La crise du Covid-19 avait déjà contribué à redorer le blason des grands armateurs qui assurent 90% des échanges mondiaux. Comment ne pas leur être reconnaissant en effet d’avoir continué à assurer les livraisons de pratiquement tout ce que nous consommons, fabriqué à des milliers de kilomètres, malgré les importants problèmes logistiques engendrés par la pandémie?

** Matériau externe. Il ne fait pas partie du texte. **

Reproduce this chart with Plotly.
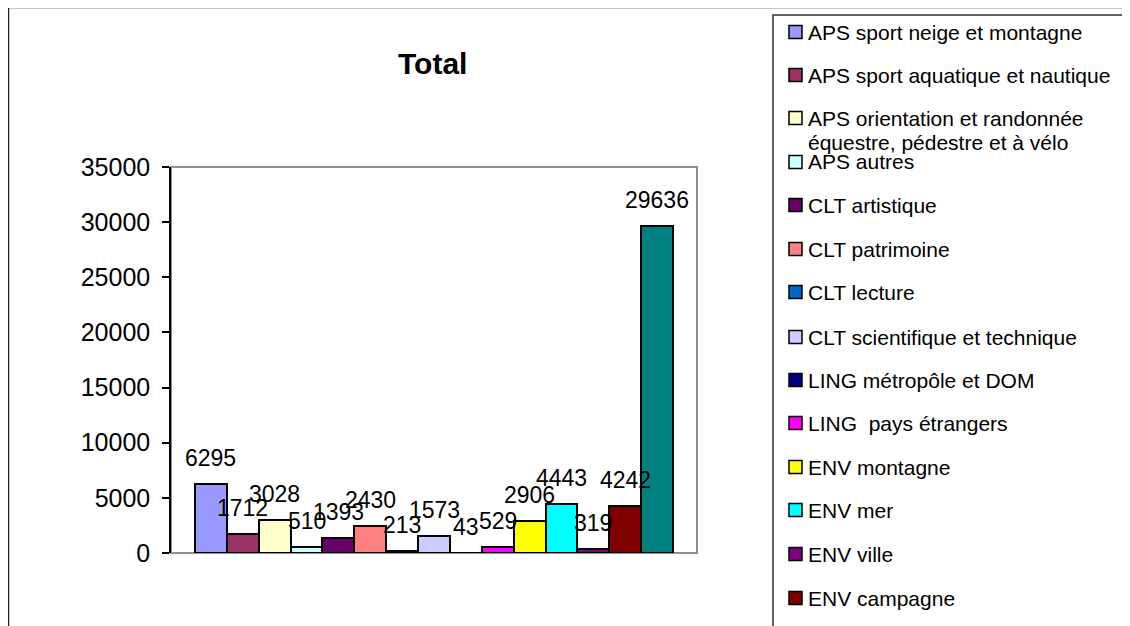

Aujourd’hui, qui oserait leur demander de rendre des comptes en matière environnementale? Pour savoir s’ils se conforment à la réglementation visant à réduire les émissions de dioxyde de soufre, péniblement instaurée en 2020, et si leurs navires géants sont désormais équipés de ces «scrubbers» ou laveurs de gaz extrêmement onéreux? La société MSC, dont le siège se trouve à Genève, est pourtant régulièrement indexée comme étant l’un des plus grands émetteurs de gaz à effet de serre (GES) d’Europe, selon les données de la Fédération européenne pour le transport et l’environnement.

Lors de la COP15, aucun signal n’a en tout cas été donné en faveur d’une relocalisation de chaînes de production favorisant un circuit court, moins dommageable pour le climat et l’état de la planète. Le business as usual poursuit sur sa lancée, à plein régime, avec, au centre des préoccupations des grandes entreprises, encore et toujours la recherche effrénée d’une main-d’œuvre payée le moins cher possible, où que ce soit sur la planète. Agrémentée de quelques concessions cosmétiques à l’environnement, au climat, à la «durabilité», pour faire plaisir aux organisations internationales, aux ONG et aux COP à venir.